The material below should be written out in full and exactly; pictures stay out of the copy.

# Given material

──────

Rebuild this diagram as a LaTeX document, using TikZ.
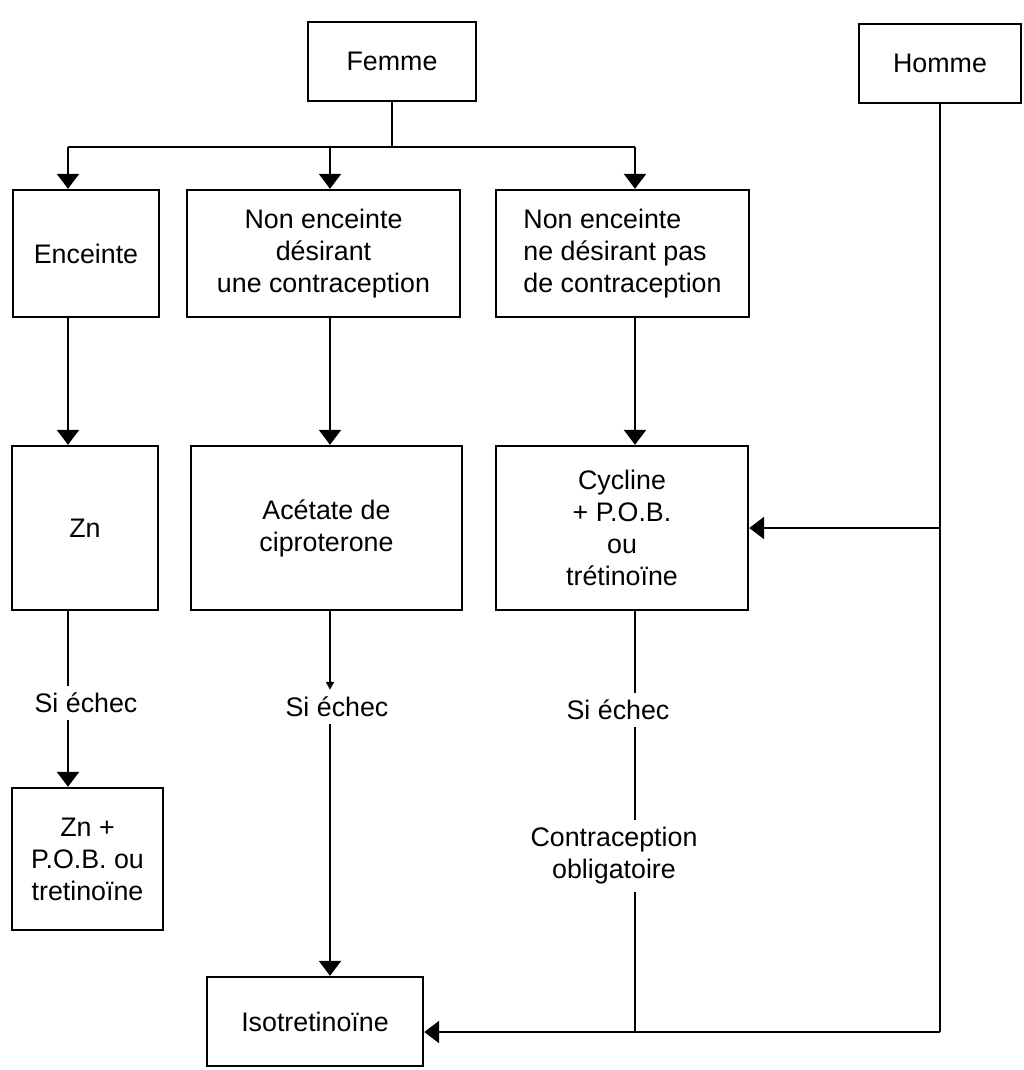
\documentclass[tikz,border=0pt]{standalone}
\usepackage{fontspec}
\setmainfont{Liberation Sans}
\usetikzlibrary{arrows.meta}

\begin{document}
\begin{tikzpicture}[x=0.5pt,y=-0.5pt,font=\fontsize{13.4}{16}\selectfont,line width=1.2pt,
  box/.style={draw,line width=1.2pt,align=center,inner sep=0pt},
  lbl/.style={align=center,inner sep=3pt},
  flow/.style={-{Triangle[width=11pt,length=7.5pt]}},
  tick/.style={-{Triangle[width=4pt,length=4pt]}}]
\useasboundingbox (0,0) rectangle (1023,1070);
% top row
\node[box,minimum width=84pt,minimum height=39.5pt] (femme) at (392,61.5) {Femme};
\node[box,minimum width=81pt,minimum height=39.5pt] (homme) at (940,63.5) {Homme};
% columns
\coordinate (split) at (392,147);
\coordinate (c1) at (68,147);
\coordinate (c2) at (330,147);
\coordinate (c3) at (635,147);
\node[box,minimum width=73pt,minimum height=63.5pt] (enceinte) at (86,253.5) {Enceinte};
\node[box,minimum width=136.5pt,minimum height=63.5pt] (desir) at (323.5,253.5) {Non enceinte\\désirant\\une contraception};
\node[box,minimum width=126.5pt,minimum height=63.5pt,align=left] (nodesir) at (622.5,253.5) {Non enceinte\\ne désirant pas\\de contraception};
\node[box,minimum width=73pt,minimum height=82pt] (zn) at (85,528) {Zn};
\node[box,minimum width=135.5pt,minimum height=82pt] (acetate) at (326.5,528) {Acétate de\\ciproterone};
\node[box,minimum width=126pt,minimum height=82pt] (cycline) at (622,528) {Cycline\\+ P.O.B.\\ou\\trétinoïne};
\node[lbl] (si1) at (86,703) {Si échec};
\node[lbl] (si2) at (337,707) {Si échec};
\node[lbl] (si3) at (618,710) {Si échec};
\node[lbl] (oblig) at (614,856) {Contraception\\obligatoire};
\node[box,minimum width=75.5pt,minimum height=71pt] (znpob) at (87.5,859) {Zn +\\P.O.B. ou\\tretinoïne};
\node[box,minimum width=108pt,minimum height=44.5pt] (iso) at (315,1021.5) {Isotretinoïne};
% Homme branch
\coordinate (hm) at (940,528);
\coordinate (hb) at (940,1032);
\coordinate (jn) at (635,1032);
% connectors
\draw (femme.south) -- (split);
\draw (c1) -- (c3);
\draw[flow] (c1) -- (c1 |- enceinte.north);
\draw[flow] (c2) -- (c2 |- desir.north);
\draw[flow] (c3) -- (c3 |- nodesir.north);
\draw[flow] (c1 |- enceinte.south) -- (c1 |- zn.north);
\draw[flow] (c2 |- desir.south) -- (c2 |- acetate.north);
\draw[flow] (c3 |- nodesir.south) -- (c3 |- cycline.north);
\draw (c1 |- zn.south) -- (c1 |- si1.north);
\draw[flow] (c1 |- si1.south) -- (c1 |- znpob.north);
\draw[tick] (c2 |- acetate.south) -- (c2 |- si2.north);
\draw[flow] (c2 |- si2.south) -- (c2 |- iso.north);
\draw (c3 |- cycline.south) -- (c3 |- si3.north);
\draw (c3 |- si3.south) -- (c3 |- oblig.north);
\draw (c3 |- oblig.south) -- (jn);
\draw (homme.south) -- (hb);
\draw[flow] (hm) -- (hm -| cycline.east);
\draw[flow] (hb) -- (hb -| iso.east);
\end{tikzpicture}
\end{document}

──────

# Exercise solution
Rebuild this diagram as a LaTeX document, using TikZ.
\documentclass[tikz,border=0pt]{standalone}
\usepackage{fontspec}
\setmainfont{Liberation Sans}
\usetikzlibrary{arrows.meta}

\begin{document}
\begin{tikzpicture}[x=0.5pt,y=-0.5pt,font=\fontsize{13.4}{16}\selectfont,line width=1.2pt,
  box/.style={draw,line width=1.2pt,align=center,inner sep=0pt},
  lbl/.style={align=center,inner sep=3pt},
  flow/.style={-{Triangle[width=11pt,length=7.5pt]}},
  tick/.style={-{Triangle[width=4pt,length=4pt]}}]
\useasboundingbox (0,0) rectangle (1023,1070);
% top row
\node[box,minimum width=84pt,minimum height=39.5pt] (femme) at (392,61.5) {Femme};
\node[box,minimum width=81pt,minimum height=39.5pt] (homme) at (940,63.5) {Homme};
% columns
\coordinate (split) at (392,147);
\coordinate (c1) at (68,147);
\coordinate (c2) at (330,147);
\coordinate (c3) at (635,147);
\node[box,minimum width=73pt,minimum height=63.5pt] (enceinte) at (86,253.5) {Enceinte};
\node[box,minimum width=136.5pt,minimum height=63.5pt] (desir) at (323.5,253.5) {Non enceinte\\désirant\\une contraception};
\node[box,minimum width=126.5pt,minimum height=63.5pt,align=left] (nodesir) at (622.5,253.5) {Non enceinte\\ne désirant pas\\de contraception};
\node[box,minimum width=73pt,minimum height=82pt] (zn) at (85,528) {Zn};
\node[box,minimum width=135.5pt,minimum height=82pt] (acetate) at (326.5,528) {Acétate de\\ciproterone};
\node[box,minimum width=126pt,minimum height=82pt] (cycline) at (622,528) {Cycline\\+ P.O.B.\\ou\\trétinoïne};
\node[lbl] (si1) at (86,703) {Si échec};
\node[lbl] (si2) at (337,707) {Si échec};
\node[lbl] (si3) at (618,710) {Si échec};
\node[lbl] (oblig) at (614,856) {Contraception\\obligatoire};
\node[box,minimum width=75.5pt,minimum height=71pt] (znpob) at (87.5,859) {Zn +\\P.O.B. ou\\tretinoïne};
\node[box,minimum width=108pt,minimum height=44.5pt] (iso) at (315,1021.5) {Isotretinoïne};
% Homme branch
\coordinate (hm) at (940,528);
\coordinate (hb) at (940,1032);
\coordinate (jn) at (635,1032);
% connectors
\draw (femme.south) -- (split);
\draw (c1) -- (c3);
\draw[flow] (c1) -- (c1 |- enceinte.north);
\draw[flow] (c2) -- (c2 |- desir.north);
\draw[flow] (c3) -- (c3 |- nodesir.north);
\draw[flow] (c1 |- enceinte.south) -- (c1 |- zn.north);
\draw[flow] (c2 |- desir.south) -- (c2 |- acetate.north);
\draw[flow] (c3 |- nodesir.south) -- (c3 |- cycline.north);
\draw (c1 |- zn.south) -- (c1 |- si1.north);
\draw[flow] (c1 |- si1.south) -- (c1 |- znpob.north);
\draw[tick] (c2 |- acetate.south) -- (c2 |- si2.north);
\draw[flow] (c2 |- si2.south) -- (c2 |- iso.north);
\draw (c3 |- cycline.south) -- (c3 |- si3.north);
\draw (c3 |- si3.south) -- (c3 |- oblig.north);
\draw (c3 |- oblig.south) -- (jn);
\draw (homme.south) -- (hb);
\draw[flow] (hm) -- (hm -| cycline.east);
\draw[flow] (hb) -- (hb -| iso.east);
\end{tikzpicture}
\end{document}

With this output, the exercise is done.